◆ **WHAT NEEDS TO BE DONE**:
Retype each line exactly. Skip images.

◆ **AVAILABLE DATA**:

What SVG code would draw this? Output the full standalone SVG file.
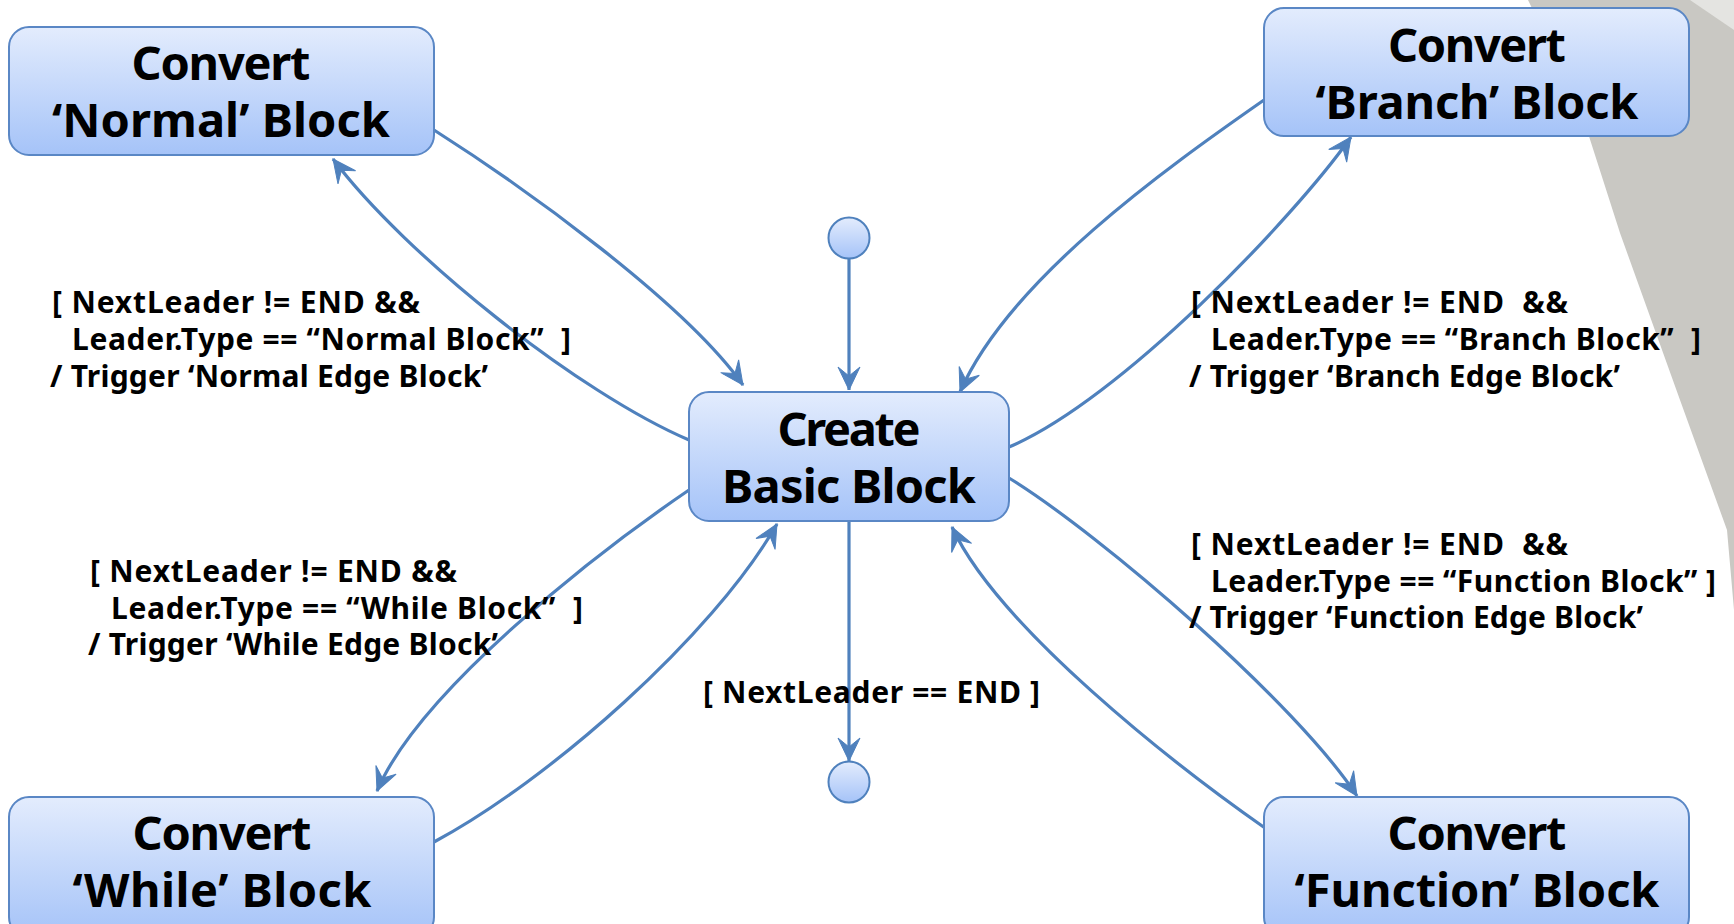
<svg xmlns="http://www.w3.org/2000/svg" width="1734" height="924" viewBox="0 0 1734 924">
<defs>
<linearGradient id="boxfill" x1="0" y1="0" x2="0" y2="1">
<stop offset="0" stop-color="#e3ecfd"/>
<stop offset="1" stop-color="#a5c3f8"/>
</linearGradient>
<marker id="arr" markerUnits="userSpaceOnUse" viewBox="-26 -14 28 28" refX="0" refY="0" markerWidth="28" markerHeight="28" orient="auto">
<path d="M0,0 L-23,-11 L-14,0 L-23,11 Z" fill="#4f81bd" stroke="#4f81bd" stroke-width="1" stroke-linejoin="miter"/>
</marker>
<style>
.box{fill:url(#boxfill);stroke:#5a87c5;stroke-width:2}
.dot{fill:url(#boxfill);stroke:#4f81bd;stroke-width:2}
.edge{fill:none;stroke:#4f81bd;stroke-width:3.2;marker-end:url(#arr)}
.title{font-family:"Noto Sans","Open Sans","DejaVu Sans",sans-serif;font-weight:bold;font-size:47px;fill:#000;text-anchor:middle}
.lbl{font-family:"Noto Sans","Open Sans","DejaVu Sans",sans-serif;font-weight:bold;font-size:30px;fill:#000}
</style>
</defs>
<rect x="0" y="0" width="1734" height="924" fill="#ffffff"/>
<g id="background">
<polygon points="1528,0 1734,0 1734,610 1727,530 1680,400 1620,233 1578,102" fill="#c9c8c3"/>
<polygon points="1690,0 1734,0 1734,30" fill="#e4e4e1"/>
</g>
<g id="connectors">
<path class="edge" d="M849,259 L849,390"/>
<path class="edge" d="M849,521 L849,761"/>
<path class="edge" d="M434,130 C525,188 684,302 743,385"/>
<path class="edge" d="M689,440 C579,393 405,255 333,159"/>
<path class="edge" d="M1264,100 C1165,169 1009,280 960,392"/>
<path class="edge" d="M1009,447 C1120,400 1293,219 1351,137"/>
<path class="edge" d="M689,490 C598,552 420,690 377,791"/>
<path class="edge" d="M434,842 C548,781 712,637 777,524"/>
<path class="edge" d="M1009,478 C1103,536 1297,704 1357,796"/>
<path class="edge" d="M1265,828 C1175,765 998,627 952,527"/>
</g>
<g id="start">
<circle class="dot" cx="849" cy="238" r="20.5"/>
</g>
<g id="end">
<circle class="dot" cx="849" cy="782" r="20.5"/>
</g>
<g id="normal">
<rect class="box" x="9" y="27" width="425" height="128" rx="20" ry="20"/>
<text class="title" x="221" y="80" textLength="179">Convert</text>
<text class="title" x="221" y="137" textLength="338">‘Normal’ Block</text>
</g>
<g id="branch">
<rect class="box" x="1264" y="8" width="425" height="128" rx="20" ry="20"/>
<text class="title" x="1477" y="62" textLength="178">Convert</text>
<text class="title" x="1477" y="119" textLength="323">‘Branch’ Block</text>
</g>
<g id="create">
<rect class="box" x="689" y="392" width="320" height="129" rx="20" ry="20"/>
<text class="title" x="849" y="446" textLength="143">Create</text>
<text class="title" x="849" y="503" textLength="254">Basic Block</text>
</g>
<g id="while">
<rect class="box" x="9" y="797" width="425" height="140" rx="20" ry="20"/>
<text class="title" x="222" y="850" textLength="179">Convert</text>
<text class="title" x="222" y="907" textLength="299">‘While’ Block</text>
</g>
<g id="function">
<rect class="box" x="1264" y="797" width="425" height="140" rx="20" ry="20"/>
<text class="title" x="1477" y="850" textLength="179">Convert</text>
<text class="title" x="1477" y="907" textLength="365">‘Function’ Block</text>
</g>
<g id="label-normal">
<text class="lbl" xml:space="preserve" x="52" y="313" textLength="368">[ NextLeader != END &amp;&amp;</text>
<text class="lbl" xml:space="preserve" x="72" y="350" textLength="499">Leader.Type == “Normal Block”  ]</text>
<text class="lbl" xml:space="preserve" x="50" y="387" textLength="438">/ Trigger ‘Normal Edge Block’</text>
</g>
<g id="label-branch">
<text class="lbl" xml:space="preserve" x="1191" y="313" textLength="377">[ NextLeader != END  &amp;&amp;</text>
<text class="lbl" xml:space="preserve" x="1211" y="350" textLength="490">Leader.Type == “Branch Block”  ]</text>
<text class="lbl" xml:space="preserve" x="1189" y="387" textLength="431">/ Trigger ‘Branch Edge Block’</text>
</g>
<g id="label-while">
<text class="lbl" xml:space="preserve" x="90" y="582" textLength="367">[ NextLeader != END &amp;&amp;</text>
<text class="lbl" xml:space="preserve" x="111" y="619" textLength="472">Leader.Type == “While Block”  ]</text>
<text class="lbl" xml:space="preserve" x="88" y="655" textLength="410">/ Trigger ‘While Edge Block’</text>
</g>
<g id="label-function">
<text class="lbl" xml:space="preserve" x="1191" y="555" textLength="377">[ NextLeader != END  &amp;&amp;</text>
<text class="lbl" xml:space="preserve" x="1211" y="592" textLength="505">Leader.Type == “Function Block” ]</text>
<text class="lbl" xml:space="preserve" x="1189" y="628" textLength="454">/ Trigger ‘Function Edge Block’</text>
</g>
<g id="label-end">
<text class="lbl" xml:space="preserve" x="703" y="703" textLength="337">[ NextLeader == END ]</text>
</g>
</svg>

◆ **COMPLETE RESPONSE**:
What SVG code would draw this? Output the full standalone SVG file.
<svg xmlns="http://www.w3.org/2000/svg" width="1734" height="924" viewBox="0 0 1734 924">
<defs>
<linearGradient id="boxfill" x1="0" y1="0" x2="0" y2="1">
<stop offset="0" stop-color="#e3ecfd"/>
<stop offset="1" stop-color="#a5c3f8"/>
</linearGradient>
<marker id="arr" markerUnits="userSpaceOnUse" viewBox="-26 -14 28 28" refX="0" refY="0" markerWidth="28" markerHeight="28" orient="auto">
<path d="M0,0 L-23,-11 L-14,0 L-23,11 Z" fill="#4f81bd" stroke="#4f81bd" stroke-width="1" stroke-linejoin="miter"/>
</marker>
<style>
.box{fill:url(#boxfill);stroke:#5a87c5;stroke-width:2}
.dot{fill:url(#boxfill);stroke:#4f81bd;stroke-width:2}
.edge{fill:none;stroke:#4f81bd;stroke-width:3.2;marker-end:url(#arr)}
.title{font-family:"Noto Sans","Open Sans","DejaVu Sans",sans-serif;font-weight:bold;font-size:47px;fill:#000;text-anchor:middle}
.lbl{font-family:"Noto Sans","Open Sans","DejaVu Sans",sans-serif;font-weight:bold;font-size:30px;fill:#000}
</style>
</defs>
<rect x="0" y="0" width="1734" height="924" fill="#ffffff"/>
<g id="background">
<polygon points="1528,0 1734,0 1734,610 1727,530 1680,400 1620,233 1578,102" fill="#c9c8c3"/>
<polygon points="1690,0 1734,0 1734,30" fill="#e4e4e1"/>
</g>
<g id="connectors">
<path class="edge" d="M849,259 L849,390"/>
<path class="edge" d="M849,521 L849,761"/>
<path class="edge" d="M434,130 C525,188 684,302 743,385"/>
<path class="edge" d="M689,440 C579,393 405,255 333,159"/>
<path class="edge" d="M1264,100 C1165,169 1009,280 960,392"/>
<path class="edge" d="M1009,447 C1120,400 1293,219 1351,137"/>
<path class="edge" d="M689,490 C598,552 420,690 377,791"/>
<path class="edge" d="M434,842 C548,781 712,637 777,524"/>
<path class="edge" d="M1009,478 C1103,536 1297,704 1357,796"/>
<path class="edge" d="M1265,828 C1175,765 998,627 952,527"/>
</g>
<g id="start">
<circle class="dot" cx="849" cy="238" r="20.5"/>
</g>
<g id="end">
<circle class="dot" cx="849" cy="782" r="20.5"/>
</g>
<g id="normal">
<rect class="box" x="9" y="27" width="425" height="128" rx="20" ry="20"/>
<text class="title" x="221" y="80" textLength="179">Convert</text>
<text class="title" x="221" y="137" textLength="338">‘Normal’ Block</text>
</g>
<g id="branch">
<rect class="box" x="1264" y="8" width="425" height="128" rx="20" ry="20"/>
<text class="title" x="1477" y="62" textLength="178">Convert</text>
<text class="title" x="1477" y="119" textLength="323">‘Branch’ Block</text>
</g>
<g id="create">
<rect class="box" x="689" y="392" width="320" height="129" rx="20" ry="20"/>
<text class="title" x="849" y="446" textLength="143">Create</text>
<text class="title" x="849" y="503" textLength="254">Basic Block</text>
</g>
<g id="while">
<rect class="box" x="9" y="797" width="425" height="140" rx="20" ry="20"/>
<text class="title" x="222" y="850" textLength="179">Convert</text>
<text class="title" x="222" y="907" textLength="299">‘While’ Block</text>
</g>
<g id="function">
<rect class="box" x="1264" y="797" width="425" height="140" rx="20" ry="20"/>
<text class="title" x="1477" y="850" textLength="179">Convert</text>
<text class="title" x="1477" y="907" textLength="365">‘Function’ Block</text>
</g>
<g id="label-normal">
<text class="lbl" xml:space="preserve" x="52" y="313" textLength="368">[ NextLeader != END &amp;&amp;</text>
<text class="lbl" xml:space="preserve" x="72" y="350" textLength="499">Leader.Type == “Normal Block”  ]</text>
<text class="lbl" xml:space="preserve" x="50" y="387" textLength="438">/ Trigger ‘Normal Edge Block’</text>
</g>
<g id="label-branch">
<text class="lbl" xml:space="preserve" x="1191" y="313" textLength="377">[ NextLeader != END  &amp;&amp;</text>
<text class="lbl" xml:space="preserve" x="1211" y="350" textLength="490">Leader.Type == “Branch Block”  ]</text>
<text class="lbl" xml:space="preserve" x="1189" y="387" textLength="431">/ Trigger ‘Branch Edge Block’</text>
</g>
<g id="label-while">
<text class="lbl" xml:space="preserve" x="90" y="582" textLength="367">[ NextLeader != END &amp;&amp;</text>
<text class="lbl" xml:space="preserve" x="111" y="619" textLength="472">Leader.Type == “While Block”  ]</text>
<text class="lbl" xml:space="preserve" x="88" y="655" textLength="410">/ Trigger ‘While Edge Block’</text>
</g>
<g id="label-function">
<text class="lbl" xml:space="preserve" x="1191" y="555" textLength="377">[ NextLeader != END  &amp;&amp;</text>
<text class="lbl" xml:space="preserve" x="1211" y="592" textLength="505">Leader.Type == “Function Block” ]</text>
<text class="lbl" xml:space="preserve" x="1189" y="628" textLength="454">/ Trigger ‘Function Edge Block’</text>
</g>
<g id="label-end">
<text class="lbl" xml:space="preserve" x="703" y="703" textLength="337">[ NextLeader == END ]</text>
</g>
</svg>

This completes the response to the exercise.